Work instructions> Write the data out again, exactly as given.
* * * * * * * * *
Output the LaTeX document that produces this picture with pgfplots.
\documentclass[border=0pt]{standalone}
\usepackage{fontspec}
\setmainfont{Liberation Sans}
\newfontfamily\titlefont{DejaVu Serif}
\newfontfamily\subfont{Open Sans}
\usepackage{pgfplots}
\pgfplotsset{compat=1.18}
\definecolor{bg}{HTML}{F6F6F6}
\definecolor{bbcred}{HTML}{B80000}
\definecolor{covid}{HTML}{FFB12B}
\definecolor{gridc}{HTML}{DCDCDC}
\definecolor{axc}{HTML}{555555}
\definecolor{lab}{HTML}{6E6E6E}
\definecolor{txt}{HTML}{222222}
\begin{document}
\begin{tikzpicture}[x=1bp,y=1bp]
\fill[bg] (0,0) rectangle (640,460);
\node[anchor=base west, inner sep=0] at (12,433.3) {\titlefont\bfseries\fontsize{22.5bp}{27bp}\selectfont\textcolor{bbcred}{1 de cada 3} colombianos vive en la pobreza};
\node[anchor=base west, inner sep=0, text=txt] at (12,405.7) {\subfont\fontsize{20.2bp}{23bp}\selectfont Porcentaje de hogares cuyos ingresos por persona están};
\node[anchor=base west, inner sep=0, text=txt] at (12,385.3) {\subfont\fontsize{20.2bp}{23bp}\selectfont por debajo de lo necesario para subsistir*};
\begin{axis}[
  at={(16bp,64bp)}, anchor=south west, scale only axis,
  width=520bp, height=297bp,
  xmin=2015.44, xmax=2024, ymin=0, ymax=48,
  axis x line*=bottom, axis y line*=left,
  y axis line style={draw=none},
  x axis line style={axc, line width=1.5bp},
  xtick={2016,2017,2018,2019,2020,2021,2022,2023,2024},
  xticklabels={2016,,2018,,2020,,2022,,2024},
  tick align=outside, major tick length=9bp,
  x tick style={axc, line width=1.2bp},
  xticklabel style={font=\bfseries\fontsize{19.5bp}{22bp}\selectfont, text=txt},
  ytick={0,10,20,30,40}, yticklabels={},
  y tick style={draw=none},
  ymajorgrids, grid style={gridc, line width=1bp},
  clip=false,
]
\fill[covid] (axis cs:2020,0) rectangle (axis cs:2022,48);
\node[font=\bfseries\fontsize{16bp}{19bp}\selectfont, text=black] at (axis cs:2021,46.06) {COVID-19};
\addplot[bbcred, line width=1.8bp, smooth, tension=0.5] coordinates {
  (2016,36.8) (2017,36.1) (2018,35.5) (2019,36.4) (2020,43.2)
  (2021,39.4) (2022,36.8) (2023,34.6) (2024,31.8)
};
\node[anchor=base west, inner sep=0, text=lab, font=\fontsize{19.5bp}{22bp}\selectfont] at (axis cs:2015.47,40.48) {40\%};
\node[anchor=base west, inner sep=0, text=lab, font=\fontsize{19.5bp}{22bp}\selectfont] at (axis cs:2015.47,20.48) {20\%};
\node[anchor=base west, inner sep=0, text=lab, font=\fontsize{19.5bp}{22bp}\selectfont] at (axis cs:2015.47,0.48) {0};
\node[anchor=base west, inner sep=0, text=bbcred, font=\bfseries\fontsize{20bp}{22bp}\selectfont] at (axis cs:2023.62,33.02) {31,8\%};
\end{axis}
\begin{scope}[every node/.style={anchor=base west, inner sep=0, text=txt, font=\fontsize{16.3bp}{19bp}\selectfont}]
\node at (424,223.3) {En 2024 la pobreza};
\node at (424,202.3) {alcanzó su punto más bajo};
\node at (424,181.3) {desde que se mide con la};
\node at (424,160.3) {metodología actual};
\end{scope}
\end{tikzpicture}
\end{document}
* * * * * * * * *
Expected answer>
Output the LaTeX document that produces this picture with pgfplots.
\documentclass[border=0pt]{standalone}
\usepackage{fontspec}
\setmainfont{Liberation Sans}
\newfontfamily\titlefont{DejaVu Serif}
\newfontfamily\subfont{Open Sans}
\usepackage{pgfplots}
\pgfplotsset{compat=1.18}
\definecolor{bg}{HTML}{F6F6F6}
\definecolor{bbcred}{HTML}{B80000}
\definecolor{covid}{HTML}{FFB12B}
\definecolor{gridc}{HTML}{DCDCDC}
\definecolor{axc}{HTML}{555555}
\definecolor{lab}{HTML}{6E6E6E}
\definecolor{txt}{HTML}{222222}
\begin{document}
\begin{tikzpicture}[x=1bp,y=1bp]
\fill[bg] (0,0) rectangle (640,460);
\node[anchor=base west, inner sep=0] at (12,433.3) {\titlefont\bfseries\fontsize{22.5bp}{27bp}\selectfont\textcolor{bbcred}{1 de cada 3} colombianos vive en la pobreza};
\node[anchor=base west, inner sep=0, text=txt] at (12,405.7) {\subfont\fontsize{20.2bp}{23bp}\selectfont Porcentaje de hogares cuyos ingresos por persona están};
\node[anchor=base west, inner sep=0, text=txt] at (12,385.3) {\subfont\fontsize{20.2bp}{23bp}\selectfont por debajo de lo necesario para subsistir*};
\begin{axis}[
  at={(16bp,64bp)}, anchor=south west, scale only axis,
  width=520bp, height=297bp,
  xmin=2015.44, xmax=2024, ymin=0, ymax=48,
  axis x line*=bottom, axis y line*=left,
  y axis line style={draw=none},
  x axis line style={axc, line width=1.5bp},
  xtick={2016,2017,2018,2019,2020,2021,2022,2023,2024},
  xticklabels={2016,,2018,,2020,,2022,,2024},
  tick align=outside, major tick length=9bp,
  x tick style={axc, line width=1.2bp},
  xticklabel style={font=\bfseries\fontsize{19.5bp}{22bp}\selectfont, text=txt},
  ytick={0,10,20,30,40}, yticklabels={},
  y tick style={draw=none},
  ymajorgrids, grid style={gridc, line width=1bp},
  clip=false,
]
\fill[covid] (axis cs:2020,0) rectangle (axis cs:2022,48);
\node[font=\bfseries\fontsize{16bp}{19bp}\selectfont, text=black] at (axis cs:2021,46.06) {COVID-19};
\addplot[bbcred, line width=1.8bp, smooth, tension=0.5] coordinates {
  (2016,36.8) (2017,36.1) (2018,35.5) (2019,36.4) (2020,43.2)
  (2021,39.4) (2022,36.8) (2023,34.6) (2024,31.8)
};
\node[anchor=base west, inner sep=0, text=lab, font=\fontsize{19.5bp}{22bp}\selectfont] at (axis cs:2015.47,40.48) {40\%};
\node[anchor=base west, inner sep=0, text=lab, font=\fontsize{19.5bp}{22bp}\selectfont] at (axis cs:2015.47,20.48) {20\%};
\node[anchor=base west, inner sep=0, text=lab, font=\fontsize{19.5bp}{22bp}\selectfont] at (axis cs:2015.47,0.48) {0};
\node[anchor=base west, inner sep=0, text=bbcred, font=\bfseries\fontsize{20bp}{22bp}\selectfont] at (axis cs:2023.62,33.02) {31,8\%};
\end{axis}
\begin{scope}[every node/.style={anchor=base west, inner sep=0, text=txt, font=\fontsize{16.3bp}{19bp}\selectfont}]
\node at (424,223.3) {En 2024 la pobreza};
\node at (424,202.3) {alcanzó su punto más bajo};
\node at (424,181.3) {desde que se mide con la};
\node at (424,160.3) {metodología actual};
\end{scope}
\end{tikzpicture}
\end{document}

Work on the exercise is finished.